Currently in Ohio, community solar is difficult to set up in territory served by an investor-owned utility such as AEP, because the Public Utilities Commission of Ohio has not clarified regulations and Ohio has not passed enabling legislation. However, municipal utilities are not subject to the same limitations and can do community solar projects.
Columbus is one of 80 cities in Ohio that has a municipal utility — the Columbus Division of Power. It is one of the largest municipal utilities in the state, serving more than 12,000 industrial, commercial and residential customers. The People’s Solar Project is in the Division of Power’s service area, and project leaders are hoping to set up a power purchase agreement so that the Division of Power can facilitate this community solar project.

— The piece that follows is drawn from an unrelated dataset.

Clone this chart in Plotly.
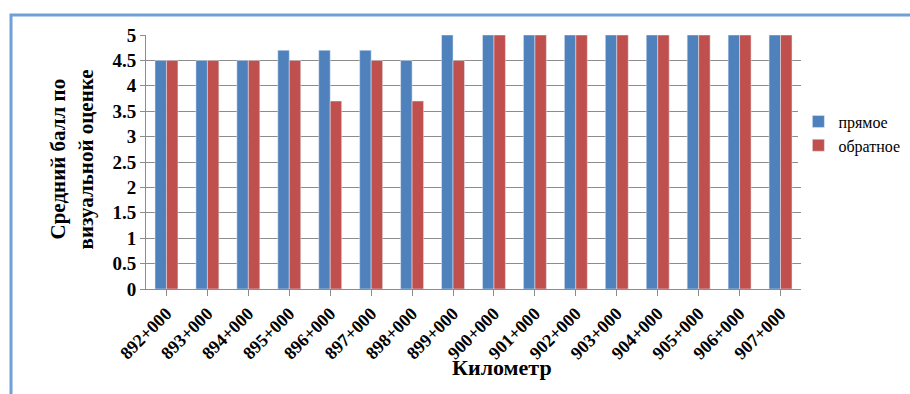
import plotly.graph_objects as go

# Километры участка и средние баллы визуальной оценки по направлениям
km = ["892+000", "893+000", "894+000", "895+000", "896+000", "897+000",
      "898+000", "899+000", "900+000", "901+000", "902+000", "903+000",
      "904+000", "905+000", "906+000", "907+000"]
forward = [4.5, 4.5, 4.5, 4.7, 4.7, 4.7, 4.5, 5, 5, 5, 5, 5, 5, 5, 5, 5]
backward = [4.5, 4.5, 4.5, 4.5, 3.7, 4.5, 3.7, 4.5, 5, 5, 5, 5, 5, 5, 5, 5]
y_ticks = [0, 0.5, 1, 1.5, 2, 2.5, 3, 3.5, 4, 4.5, 5]

FONT = "Times New Roman"
GRID = "#8c8c8c"

fig = go.Figure()
fig.add_trace(go.Bar(x=km, y=forward, name="прямое", marker_color="#4f81bd"))
fig.add_trace(go.Bar(x=km, y=backward, name="обратное", marker_color="#c0504d"))

fig.update_layout(
    width=910, height=394,
    font=dict(family=FONT, color="black"),
    margin=dict(l=146, r=109, t=35, b=105, autoexpand=False),
    paper_bgcolor="white", plot_bgcolor="white",
    barmode="group", bargap=0.44,
    legend=dict(x=0.996, xanchor="left", y=0.612, yanchor="middle",
                font=dict(size=16, family=FONT, color="black")),
    xaxis=dict(
        tickangle=-45, ticks="outside", ticklen=6, tickcolor=GRID,
        showline=True, linecolor=GRID, showgrid=False,
        tickfont=dict(size=18, family=FONT, weight="bold"),
    ),
    yaxis=dict(
        range=[0, 5], tickvals=y_ticks,
        ticks="outside", ticklen=5, tickcolor=GRID,
        showline=True, linecolor=GRID, gridcolor=GRID,
        tickfont=dict(size=19, family=FONT, weight="bold"),
    ),
)

# Рамка области диаграммы
fig.add_shape(type="rect", xref="paper", yref="paper",
              x0=-0.2061, x1=2, y0=-2, y1=1.0787,
              line=dict(color="#6fa1d8", width=3), layer="below")

# Подписи осей
fig.add_annotation(text="Средний балл по", xref="paper", yref="paper",
                   x=-0.1557, y=0.51, textangle=-90, showarrow=False,
                   font=dict(size=21, family=FONT, weight="bold"))
fig.add_annotation(text="визуальной оценке", xref="paper", yref="paper",
                   x=-0.113, y=0.51, textangle=-90, showarrow=False,
                   font=dict(size=21, family=FONT, weight="bold"))
fig.add_annotation(text="Километр", xref="paper", yref="paper",
                   x=0.5435, y=-0.366, showarrow=False,
                   font=dict(size=22, family=FONT, weight="bold"))

fig.write_html("out.html")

Community solar is an alternative to rooftop solar. Many people do not realize that 75 percent of homes are not suitable for rooftop solar for a variety of reasons: the roof may face the wrong direction to get adequate sun, the home may be shaded by large trees the owners do not want to cut down, the occupants may be in a rental home or apartment where the landlord would have to pay for solar panels, or even if they own their own home, they cannot afford the up-front cost of a solar system.
Community solar addresses this problem by bringing together several people in one neighborhood or area of town to go in together on a solar facility, with each household or business using only a portion of the power generated. As a result, community solar is much more affordable than rooftop solar systems, providing greater resilience and carbon-free emissions at about half the cost.
At the heart of the People’s Solar Project are the SolPoles solar trees. SolPoles are designed to mount 10 solar panels with minimal resources and maximum adaptability, making it possible for more locations to benefit from low-cost zero emission local energy generation. SolPoles create a strong but beautiful way to generate community solar energy through construction of an attractive solar park.
Additional advantages of SolPoles include ease of maintenance and occasional cleaning of the panels, which is made possible by rotating the array to ground level when needed. The array can adjust its angle for better seasonal efficiency, and future plans are to enable daily sun tracking for further improvements in efficiency.
You can get a preview of the People’s Solar Project — along with area community gardeners, bee keepers, and potters — this Saturday, April 10, at 10 a.m. at 4166 Maize Rd, Columbus. Learn more about the long-term vision to establish similar community solar projects in low income neighborhoods and communities of color that need the resilience it can provide the most.
We are especially interested in setting up community solar projects in the six neighborhoods identified by the recent Franklin County Energy Study as having unacceptably high energy burdens — where people pay too high of a percentage of their household income on energy. The average energy burden in the United States is 3.5%, but people pay 11% in Franklinton, 8% in Linden and King-Lincoln, 7% in Hilltop and Weinland Park, and 6% in Old Towne East.